Rangers continued to use Aberdeen’s defensive approach against them; movements drew their opponents out of position and combination play took advantage of the spaces that had been created, taking them in behind, as applied when the penalty wasted by James Tavernier was won. After Ryan Hedges was sent off for conceding that penalty, Aberdeen reorganised to adopt a 5-2-2, and thereafter regularly struggled.

They were no longer capable of pressuring both of Rangers’ central defenders and Davis, establishing the three-on-two that meant the visitors regularly progressing past the first line of pressure. Behind that three-on-two a seven-on-seven existed, so Goldson or Balogun advanced to commit an opponent and free up someone else.

They regularly did so in the wider areas of the pitch and the half-spaces; if doing so wide, a triangle was formed to support underneath the ball and was complemented by a penetrative run. The seven points of attack that existed meant that a significant share of the remainder of the match unfolded in their attacking third. Aberdeen retreated to the point of using all nine outfield players there; play often resembled something witnessed on a training ground.

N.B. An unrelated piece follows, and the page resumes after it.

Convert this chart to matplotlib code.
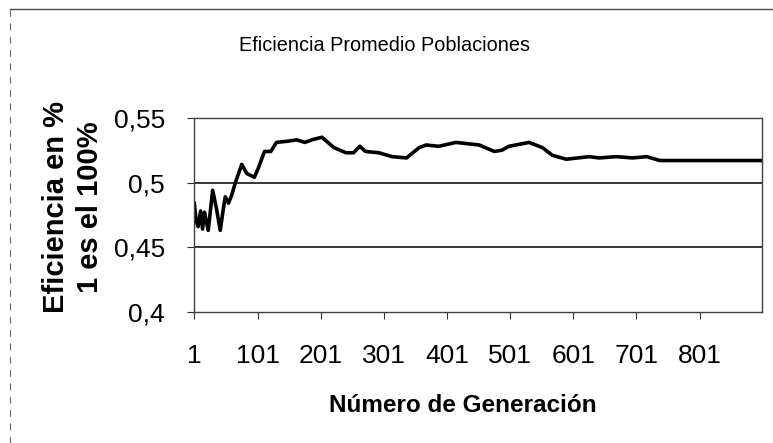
import matplotlib.pyplot as plt
from matplotlib.lines import Line2D

plt.rcParams['font.family'] = ['Liberation Sans', 'DejaVu Sans']

# generación y eficiencia promedio
generacion = [1, 4, 7, 11, 14, 17, 20, 23, 30, 36, 42, 47, 50, 55, 60, 66, 76, 84,
              96, 103, 112, 122, 131, 150, 163, 176, 187, 203, 222, 241, 253, 263,
              272, 293, 314, 337, 357, 368, 388, 415, 452, 476, 488, 499, 531, 552,
              568, 590, 626, 642, 669, 695, 717, 738, 801, 899]
eficiencia = [0.484, 0.470, 0.466, 0.478, 0.464, 0.477, 0.470, 0.463, 0.494, 0.480,
              0.463, 0.480, 0.489, 0.484, 0.490, 0.500, 0.514, 0.507, 0.504, 0.512,
              0.524, 0.524, 0.531, 0.532, 0.533, 0.531, 0.533, 0.535, 0.527, 0.523,
              0.523, 0.528, 0.524, 0.523, 0.520, 0.519, 0.527, 0.529, 0.528, 0.531,
              0.529, 0.524, 0.525, 0.528, 0.531, 0.527, 0.521, 0.518, 0.520, 0.519,
              0.520, 0.519, 0.520, 0.517, 0.517, 0.517]

yticks = [0.4, 0.45, 0.5, 0.55]
ytick_labels = ['0,4', '0,45', '0,5', '0,55']
xticks = [1, 101, 201, 301, 401, 501, 601, 701, 801]

fig = plt.figure(figsize=(7.73, 4.43), dpi=100)
ax = fig.add_axes([0.251, 0.296, 0.735, 0.438])

ax.plot(generacion, eficiencia, color='black', linewidth=2.6)

ax.set_xlim(0.5, 900)
ax.set_ylim(0.4, 0.55)
ax.set_yticks(yticks)
ax.set_yticklabels(ytick_labels)
ax.set_xticks(xticks)
ax.set_xticklabels([str(t) for t in xticks])
ax.tick_params(axis='both', labelsize=19, length=5, width=0.8, color='0.2')
ax.tick_params(axis='y', pad=16)
ax.tick_params(axis='x', pad=18)

for v in [0.45, 0.5]:
    ax.axhline(v, color='black', linewidth=1.1)

for s in ax.spines.values():
    s.set_color('0.25')
    s.set_linewidth(1.0)

fig.text(0.498, 0.898, 'Eficiencia Promedio Poblaciones', ha='center', va='center',
         fontsize=14.3)
fig.text(0.599, 0.085, 'Número de Generación', ha='center', va='center',
         fontsize=17.5, fontweight='bold')
ax.set_ylabel('Eficiencia en %\n1 es el 100%', fontsize=21, fontweight='bold',
              linespacing=1.3, ha='center', va='center')
ax.yaxis.set_label_coords(-0.213, 0.54)

# borde del recuadro escaneado
fig.add_artist(Line2D([0.013, 1.0], [0.98, 0.98], transform=fig.transFigure,
                      color='0.3', linewidth=1.0))
fig.add_artist(Line2D([0.013, 0.013], [0.0, 0.98], transform=fig.transFigure,
                      color='0.4', linewidth=0.8, linestyle=(0, (6, 6))))

fig.savefig('out.png', dpi=100, facecolor='white')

For all of their control, Rangers didn’t succeed in creating numerous high quality chances. Aberdeen needed to both remain compact and then move out and be more aggressive if they were going to pursue a point; they regardless remained organised in defence, contributing to Rangers circulating possession in front of their shape as they looked to take it wide and therefore Aberdeen’s tireless midfielders shuffling across to offer protection.